The fuel assessment study carried out at a biomass power plant in India by DESL for two years highlights several factors that lead to the degradation and loss of biomass fuel right from its transportation till final combustion in the boiler. The graphs in Figure 2 show the loss distribution, the impact of moisture and loss in boiler efficiency leading to a reduction in the final energy output.
Losses at the point of procurement of biomass fuel stood at about 12.6 per cent, followed by an average degradation loss of 6 per cent, average windage loss of 2 per cent and transportation loss of 1.4 per cent. Of all the losses, procurement loss is the highest and needs to be reduced.
The results were validated through reconciliation with the boiler performance. Intensive sampling and quality protocols were drafted to ensure the accuracy of the study. It was observed that rainfall, soil and wind play major roles in fuel loss. In addition, there was loss on account of calibration, rise in the moisture content due to rainfall, windage, etc. All these impact the overall efficiency of the boiler as well as fuel consumption. Losses due to fuel degradation are common in green fuels. Therefore, they need to be consumed at the earliest and not stored for long periods.
With the increase in biomass fuel prices every season and regulated electricity cost, it is necessary to adopt economical measures for operating power plants. In 2001, biomass prices were Rs 20-Rs 30 per quintal, which rose to Rs 200-Rs 230 per quintal in 2015. By 2020, prices are estimated to be in the range of Rs 300-Rs 400 per quintal.

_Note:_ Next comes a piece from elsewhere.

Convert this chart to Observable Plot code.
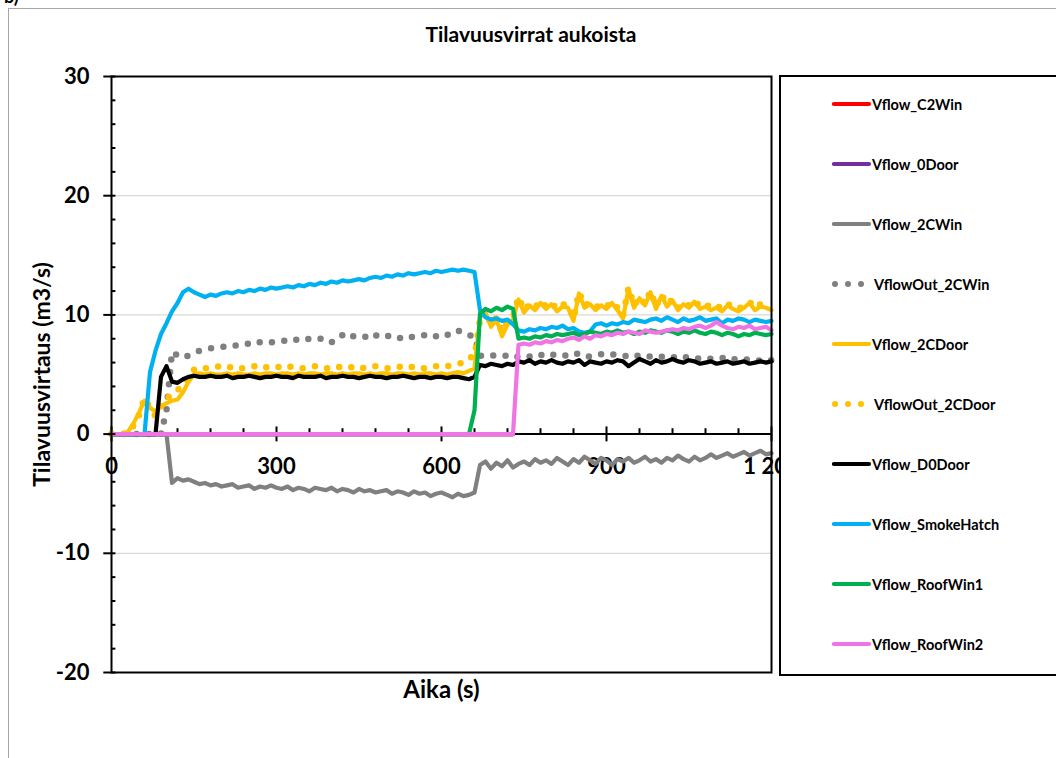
<!DOCTYPE html>
<html><head><meta charset="utf-8">
<script src="https://cdn.jsdelivr.net/npm/d3@7"></script>
<script src="https://cdn.jsdelivr.net/npm/@observablehq/plot@0.6"></script>
<style>
html,body{margin:0;padding:0;background:#fff;}
body{width:1056px;height:758px;overflow:hidden;position:relative;font-family:Lato,"Open Sans",sans-serif;}
#frame{position:absolute;left:8px;top:8px;width:1100px;height:800px;border:1px solid #a6a6a6;}
#tag{position:absolute;left:4px;top:-13px;font-size:18px;font-weight:bold;line-height:18px;}
#title{position:absolute;left:0;width:1062px;top:21px;text-align:center;font-weight:bold;font-size:21px;color:#000;}
#chart{position:absolute;left:0;top:60px;}
#legend{position:absolute;left:779px;top:75px;width:300px;height:601px;box-sizing:border-box;border:2px solid #000;background:#fff;}
.item{position:absolute;left:51px;height:20px;display:flex;align-items:center;font-weight:bold;font-size:14.5px;color:#000;white-space:nowrap;}
.item svg{display:block;}
</style></head><body>
<div id="frame"></div>
<div id="tag">b)</div>
<div id="title">Tilavuusvirrat aukoista</div>
<div id="chart"></div>
<div id="legend"></div>
<script>
// ---- data ----
const time = [0,10,20,30,40,50,60,70,80,90,
 100,110,120,130,140,150,160,170,180,190,
 200,210,220,230,240,250,260,270,280,290,
 300,310,320,330,340,350,360,370,380,390,
 400,410,420,430,440,450,460,470,480,490,
 500,510,520,530,540,550,560,570,580,590,
 600,610,620,630,640,650,660,670,680,690,
 700,710,720,730,740,750,760,770,780,790,
 800,810,820,830,840,850,860,870,880,890,
 900,910,920,930,940,950,960,970,980,990,
 1000,1010,1020,1030,1040,1050,1060,1070,1080,1090,
 1100,1110,1120,1130,1140,1150,1160,1170,1180,1190,
 1200];
const timeZero = [0, 730];

const vC2Win = [0, 0];
const v0Door = [0, 0];
const v2CWin = [0,0,0,0,0,0,0,0,0,0,
 0,-4.1,-3.7,-3.9,-3.8,-4.0,-4.2,-4.1,-4.3,-4.2,
 -4.4,-4.3,-4.2,-4.5,-4.4,-4.3,-4.6,-4.4,-4.5,-4.3,
 -4.5,-4.6,-4.4,-4.7,-4.5,-4.6,-4.8,-4.5,-4.6,-4.7,
 -4.5,-4.8,-4.6,-4.7,-4.9,-4.6,-4.8,-4.7,-4.9,-4.8,
 -4.7,-5.0,-4.8,-4.9,-5.1,-4.8,-5.0,-4.9,-5.2,-5.0,
 -4.9,-5.1,-5.3,-5.0,-5.2,-5.1,-4.9,-2.6,-2.3,-2.9,
 -2.4,-2.7,-2.2,-2.8,-2.5,-2.3,-2.6,-2.1,-2.4,-2.2,
 -2.5,-2.0,-2.3,-2.6,-2.1,-2.4,-1.9,-2.2,-2.5,-2.0,
 -2.2,-2.6,-2.1,-2.3,-2.0,-2.4,-2.2,-1.9,-2.3,-2.1,
 -2.4,-2.0,-2.2,-1.8,-2.1,-2.3,-1.9,-2.2,-2.0,-1.7,
 -2.0,-1.8,-1.6,-1.9,-1.7,-1.5,-1.8,-1.6,-1.4,-1.7,
 -1.6];
const vOut2CWin = [0,0,0,0,0,0,0,0,0,0,
 2.0,6.9,6.6,6.4,6.6,6.8,7.0,7.1,7.2,7.3,
 7.3,7.4,7.5,7.4,7.5,7.6,7.8,7.7,7.8,7.7,
 7.7,7.8,7.9,7.8,8.0,7.9,8.0,8.1,8.0,8.0,
 7.7,7.9,8.3,8.5,8.2,8.1,8.2,8.0,8.3,8.1,
 8.2,8.3,8.1,8.0,8.2,8.1,8.2,8.3,8.4,8.2,
 8.4,8.3,8.6,8.7,8.4,8.3,8.2,6.6,6.5,6.6,
 6.6,6.5,6.6,6.4,6.5,6.6,6.5,6.7,6.6,6.8,
 6.7,6.6,6.5,6.7,6.6,6.8,6.6,6.5,6.6,6.7,
 6.8,6.7,6.6,6.5,6.6,6.7,6.5,6.6,6.5,6.4,
 6.5,6.4,6.5,6.3,6.4,6.5,6.4,6.3,6.4,6.3,
 6.3,6.4,6.2,6.3,6.2,6.3,6.2,6.1,6.2,6.3,
 6.2];
const v2CDoor = [0,0,0,0.2,0.9,1.8,2.8,2.2,1.9,2.3,
 2.6,2.8,2.9,3.5,4.4,5.0,5.1,5.0,5.1,5.0,
 5.0,5.1,5.0,5.1,5.0,5.0,5.1,5.0,5.1,5.1,
 5.0,5.1,5.1,5.0,5.1,5.0,5.1,5.1,5.0,5.1,
 5.1,5.0,5.1,5.0,5.1,5.1,5.0,5.1,5.0,5.1,
 5.1,5.0,5.1,5.1,5.0,5.1,5.0,5.1,5.1,5.0,
 5.1,5.0,5.1,5.2,5.1,5.3,5.5,9.8,10.2,9.0,
 9.6,8.2,9.2,9.6,11.3,10.2,10.8,10.4,11.0,10.5,
 10.9,10.3,10.7,10.6,9.5,11.8,10.6,10.9,10.4,10.8,
 10.5,11.0,10.4,9.7,12.2,10.6,11.4,10.8,11.9,10.5,
 11.6,10.7,11.2,10.4,10.9,10.6,11.1,10.5,10.7,10.4,
 10.6,10.3,10.8,10.5,10.3,10.6,11.0,10.4,10.7,10.6,
 10.4];
const vOut2CDoor = [0,0,0,0.1,0.7,1.6,3.0,2.2,1.5,2.4,
 3.0,3.3,3.7,4.1,4.8,5.4,5.6,5.5,5.6,5.7,
 5.6,5.5,5.7,5.6,5.5,5.6,5.7,5.5,5.6,5.6,
 5.7,5.5,5.6,5.7,5.6,5.5,5.6,5.7,5.6,5.5,
 5.6,5.7,5.5,5.6,5.6,5.7,5.5,5.6,5.7,5.6,
 5.5,5.6,5.7,5.6,5.5,5.7,5.6,5.5,5.6,5.7,
 5.6,5.7,5.8,5.9,6.0,6.4,6.5,9.6,10.4,9.2,
 9.8,8.6,9.4,9.8,11.5,10.4,10.9,10.6,11.2,10.7,
 11.0,10.5,10.9,10.8,9.7,11.9,10.8,11.0,10.6,10.9,
 10.7,11.1,10.6,9.9,12.3,10.8,11.5,10.9,12.0,10.7,
 11.7,10.9,11.3,10.6,11.0,10.8,11.2,10.7,10.9,10.6,
 10.8,10.5,10.9,10.7,10.5,10.8,11.1,10.6,10.9,10.8,
 10.6];
const vD0Door = [0,0,0,0,0,0,0,0,0,4.8,
 5.7,4.4,4.3,4.6,4.8,4.9,4.8,4.8,4.9,4.8,
 4.8,4.9,4.7,4.8,4.8,4.9,4.8,4.7,4.8,4.8,
 4.9,4.8,4.8,4.7,4.9,4.8,4.8,4.8,4.9,4.7,
 4.8,4.8,4.9,4.8,4.8,4.7,4.8,4.9,4.8,4.8,
 4.7,4.8,4.8,4.9,4.8,4.7,4.8,4.8,4.7,4.8,
 4.8,4.7,4.8,4.8,4.7,4.6,4.8,5.8,5.7,5.9,
 5.8,5.7,5.9,5.8,6.1,6.0,6.2,5.9,6.1,6.0,
 6.2,6.0,5.9,6.1,6.0,6.2,5.8,6.1,6.0,5.9,
 6.1,6.0,6.2,6.1,5.7,6.0,6.3,6.1,5.9,6.2,
 6.0,6.1,6.3,6.1,6.0,6.2,6.1,5.9,6.0,6.1,
 5.9,6.0,6.1,5.9,6.0,6.1,5.9,6.0,6.1,6.0,
 6.1];
const vSmokeHatch = [0,0,0,0,0,0,0,5.2,7.0,8.4,
 9.3,10.3,11.0,11.9,12.2,11.9,11.7,11.5,11.7,11.6,
 11.8,11.9,11.8,12.0,11.9,12.1,12.0,12.2,12.1,12.3,
 12.2,12.3,12.4,12.3,12.5,12.4,12.6,12.5,12.7,12.6,
 12.8,12.7,12.9,12.8,12.9,13.0,12.9,13.1,13.2,13.1,
 13.3,13.2,13.4,13.3,13.5,13.4,13.5,13.6,13.5,13.7,
 13.6,13.7,13.8,13.7,13.8,13.7,13.6,10.4,9.8,9.6,
 9.7,9.5,9.6,9.2,8.7,8.6,8.8,8.7,8.9,8.8,
 9.0,8.9,9.1,8.8,8.9,8.6,8.5,8.6,9.2,9.3,
 9.1,9.3,9.2,9.4,9.3,9.6,9.5,9.4,9.6,9.7,
 9.5,9.8,9.6,9.4,9.7,9.5,9.6,9.8,9.5,9.6,
 9.7,9.3,9.6,9.5,9.7,9.6,9.4,9.6,9.5,9.4,
 9.5];
const vRoofWin1 = [0,0,0,0,0,0,0,0,0,0,
 0,0,0,0,0,0,0,0,0,0,
 0,0,0,0,0,0,0,0,0,0,
 0,0,0,0,0,0,0,0,0,0,
 0,0,0,0,0,0,0,0,0,0,
 0,0,0,0,0,0,0,0,0,0,
 0,0,0,0,0,0,2.0,10.1,10.5,10.3,
 10.6,10.4,10.7,10.5,8.0,8.1,8.0,8.2,8.1,8.3,
 8.2,8.4,8.3,8.4,8.5,8.3,8.4,8.6,8.5,8.4,
 8.6,8.5,8.7,8.5,8.6,8.4,8.6,8.5,8.7,8.6,
 8.5,8.7,8.6,8.4,8.6,8.5,8.7,8.5,8.4,8.6,
 8.5,8.3,8.5,8.4,8.2,8.4,8.3,8.5,8.4,8.3,
 8.4];
const vRoofWin2 = [0,0,0,0,0,0,0,0,0,0,
 0,0,0,0,0,0,0,0,0,0,
 0,0,0,0,0,0,0,0,0,0,
 0,0,0,0,0,0,0,0,0,0,
 0,0,0,0,0,0,0,0,0,0,
 0,0,0,0,0,0,0,0,0,0,
 0,0,0,0,0,0,0,0,0,0,
 0,0,0,0,7.5,7.6,7.5,7.7,7.6,7.8,
 7.7,7.9,7.8,8.0,8.1,7.9,8.2,8.0,8.3,8.2,
 8.4,8.3,8.5,8.4,8.6,8.5,8.4,8.7,8.6,8.5,
 8.6,8.7,8.8,8.7,8.9,8.8,9.0,9.1,8.9,9.1,
 9.4,9.1,8.9,8.8,9.0,8.9,9.1,8.8,8.9,9.0,
 8.7];

const seriesNames = ["Vflow_C2Win","Vflow_0Door","Vflow_2CWin","VflowOut_2CWin","Vflow_2CDoor","VflowOut_2CDoor","Vflow_D0Door","Vflow_SmokeHatch","Vflow_RoofWin1","Vflow_RoofWin2"];
const seriesTimes = [timeZero, timeZero, time, time, time, time, time, time, time, time];
const seriesValues = [vC2Win, v0Door, v2CWin, vOut2CWin, v2CDoor, vOut2CDoor, vD0Door, vSmokeHatch, vRoofWin1, vRoofWin2];
const seriesColors = ["#FF0000","#7030A0","#808080","#808080","#FFC000","#FFC000","#000000","#00B0F0","#00B050","#F075E4"];
const seriesDotted = [false,false,false,true,false,true,false,false,false,false];

const xTicks = [0, 300, 600, 900, 1200];
const xTickLabels = ["0", "300", "600", "900", "1 200"];
const xMinor = [60,120,180,240,360,420,480,540,660,720,780,840,960,1020,1080,1140];
const yTicks = [-20, -10, 0, 10, 20, 30];
const yTickLabels = ["-20", "-10", "0", "10", "20", "30"];
const yMinor = [-18,-16,-14,-12,-8,-6,-4,-2,2,4,6,8,12,14,16,18,22,24,26,28];

// ---- chart ----
const lineMarks = seriesNames.map((name, i) => {
  const rows = seriesTimes[i].map((t, j) => ({t, v: seriesValues[i][j], name}));
  return Plot.line(rows, {
    x: "t", y: "v",
    stroke: seriesColors[i],
    strokeWidth: seriesDotted[i] ? 6.5 : 4.2,
    strokeDasharray: seriesDotted[i] ? "0,12.5" : null,
    strokeLinecap: "round", strokeLinejoin: "round"
  });
});

const xLab = xTicks.map((x, i) => ({x, label: xTickLabels[i]}));
const yLab = yTicks.map((y, i) => ({y, label: yTickLabels[i]}));

const chart = Plot.plot({
  width: 800, height: 652,
  marginLeft: 111, marginRight: 29, marginTop: 16, marginBottom: 40,
  x: {domain: [0, 1200], axis: null},
  y: {domain: [-20, 30], axis: null},
  style: {fontFamily: "Lato, 'Open Sans', sans-serif", overflow: "visible", background: "transparent", color: "#000"},
  marks: [
    Plot.ruleY(yTicks, {stroke: "#d9d9d9", strokeWidth: 1.2}),
    Plot.ruleY([0], {stroke: "#000", strokeWidth: 2}),
    Plot.ruleX(xMinor, {y1: 0, y2: 0.45, stroke: "#000", strokeWidth: 2}),
    Plot.ruleX(xTicks, {y1: -0.65, y2: 0.6, stroke: "#000", strokeWidth: 2}),
    Plot.text(xLab, {x: "x", y: 0, text: "label", dy: 33, fontSize: 22, fontWeight: "bold", fill: "#000"}),
    ...lineMarks,
    Plot.frame({stroke: "#000", strokeWidth: 2}),
    Plot.ruleY(yMinor, {x1: 0, x2: 8, stroke: "#000", strokeWidth: 2}),
    Plot.ruleY(yTicks, {x1: -14, x2: 8, stroke: "#000", strokeWidth: 2}),
    Plot.text(yLab, {x: 0, y: "y", text: "label", textAnchor: "end", dx: -22, fontSize: 22, fontWeight: "bold", fill: "#000"}),
    Plot.text(["Tilavuusvirtaus (m3/s)"], {frameAnchor: "left", textAnchor: "middle", lineAnchor: "middle", rotate: -90, dx: -69, fontSize: 23, fontWeight: "bold", fill: "#000"}),
    Plot.text(["Aika (s)"], {frameAnchor: "bottom", textAnchor: "middle", lineAnchor: "middle", dy: 18, fontSize: 24, fontWeight: "bold", fill: "#000"})
  ]
});
document.getElementById("chart").appendChild(chart);

// ---- legend ----
const legend = document.getElementById("legend");
seriesNames.forEach((name, i) => {
  const item = document.createElement("div");
  item.className = "item";
  item.style.top = (17 + 60 * i) + "px";
  const ns = "http://www.w3.org/2000/svg";
  const svg = document.createElementNS(ns, "svg");
  svg.setAttribute("width", seriesDotted[i] ? 42 : 40);
  svg.setAttribute("height", 10);
  if (seriesDotted[i]) {
    [3, 16, 29].forEach(cx => {
      const c = document.createElementNS(ns, "circle");
      c.setAttribute("cx", cx); c.setAttribute("cy", 5); c.setAttribute("r", 3);
      c.setAttribute("fill", seriesColors[i]);
      svg.appendChild(c);
    });
  } else {
    const l = document.createElementNS(ns, "line");
    l.setAttribute("x1", 2); l.setAttribute("x2", 37); l.setAttribute("y1", 5); l.setAttribute("y2", 5);
    l.setAttribute("stroke", seriesColors[i]); l.setAttribute("stroke-width", 4.2);
    l.setAttribute("stroke-linecap", "round");
    svg.appendChild(l);
  }
  item.appendChild(svg);
  const span = document.createElement("span");
  span.textContent = name;
  item.appendChild(span);
  legend.appendChild(item);
});
</script>
</body></html>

Fuel management is a crucial step for preventing fuel loss. Windage loss is higher in a few areas with higher velocity and this cannot be totally eliminated, but can be reduced. However, increase in moisture due to rainfall can be controlled by covering the fuel with tarpaulin or plastic covers, which do not allow water to seep in. Other losses can be reduced by improving collection efficiency and monitoring at procurement points. Minimising fuel loss in the entire cycle chain is one way of improving the efficiency of biomass-based power plants, and thereby increasing profitability.